Portrayal of the queer in mythology

Written By Unknown on Sabtu, 26 Juli 2014 | 18.47

What if a mythologist looks into mythology and introduces queerness through the story of gods? What if a graphic designer uses the power of visuals and no text to narrate a tale? What if a Kashmiri author writes about the plight of "half-mothers"? Answers to all these "what ifs" are offered by the books IANS is reviewing this week. Take a look.

1. Book: Shikhandi: And Other Tales They Don't Tell You; Author: Devdutt Pattanaik; Publisher: Zubaan and Penguin; Pages: 180; Price: Rs. 299

Queerness isn't only modern, Western or sexual. Take a close look at the vast written and oral traditions in Hinduism, some over 2,000 years old, and you will find many overlooked tales, such as those of Shikhandi, who became a man to satisfy her wife; Mahadeva who became a woman to deliver his devotee's child; Chudala who became a man to enlighten her husband; Samavan who became the wife of his make friend, and many more.

Playful and touching and sometimes disturbing, these stories, when compared with their Mesopotamian, Greek, Chinese and Biblical counterparts reveal the unique Indian way of making sense of queerness.

2. Book: Aspyrus: A Dream of Halahala; Artist: Appupen; Publisher: Harper Collins; Price: Rs. 599

The mercurial terrain of Halahala faces the ultimate threat: a dream-creature from another realm that spreads its tentacles across the world.

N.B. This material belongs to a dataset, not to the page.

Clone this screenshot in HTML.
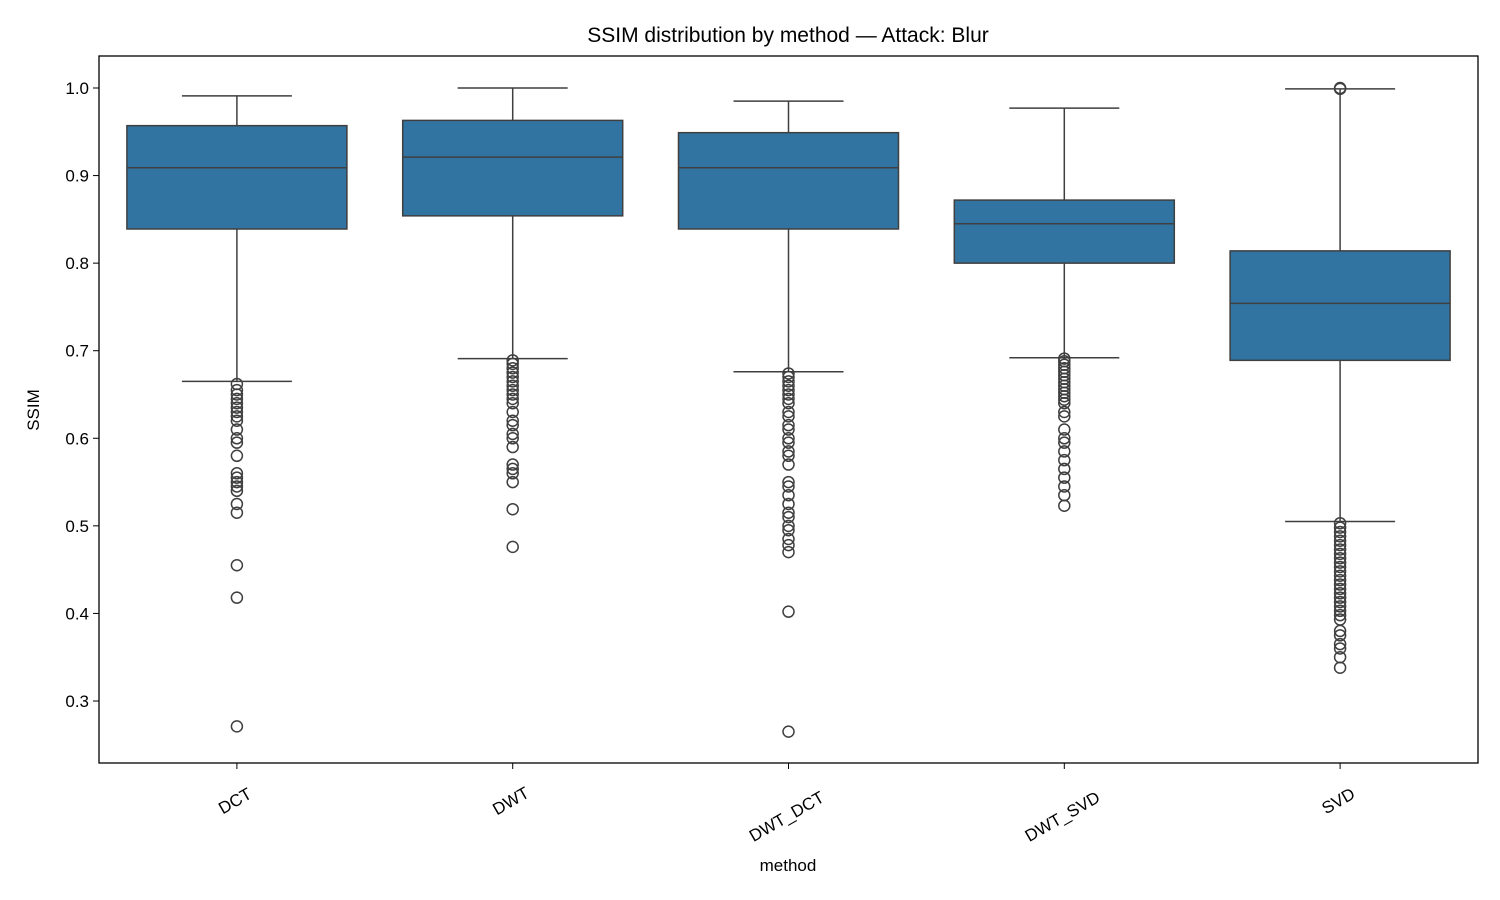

Will Halahala survive this invasion? Will it find the strength against this invasion? Will it find a saviour?

A study of obsession and aspiration, Aspyrus, a graphic novel, is the compulsion of desire, the fickleness of the idea and the power of conviction.

3. Book: The Half Mother; Author: Shahnaz Bashir; Publisher: Hachette; Pages: 182; Price: Rs. 295

It is the 1990s and Kashmir's extremism has begun to claim its first victims. Among them are Gulam Rasool Joo, Haleema's father and her teenage son Imran, who is picked up by the authorities only to disappear into the void of Kashmir's missing people.

This is the story of Haleema - a mother and a daughter yesterday, a "half-mother" and an orphan today - tormented by not knowing whether Imran is dead or alive, torn apart by her own lonely existence. While she battles for answers and seeks out torture camps, jails and morgues for any signs of Imran, Kashmir burns in a war that will haunt it for years to come.

4. Book: The Making of Exile: Sindhi Hindus and the Partition of India; Author: Nandita Bhavnani; Pages: 386; Price: Rs. 599

The cultural landscape - of the Sindhi Hindu experience of Partition - is accessed in this book, through the anxieties, fears, resilience, hopes and self-confidence of the Sindhi Hindus as they confronted the loss of their homeland, the collapse of their familiar world, and the sense of economic security and the certitudes associated with the earlier, pre-Partition social life of the community in Sindh.

The story is told through the eyes and the memories of those who had experienced that history and whose actions ultimately shaped that history.

In the long run, this book will not only retain its intellectual relevance but also become a crucial part of a community's self-reflection and, perhaps, even a part of its ongoing self-construction.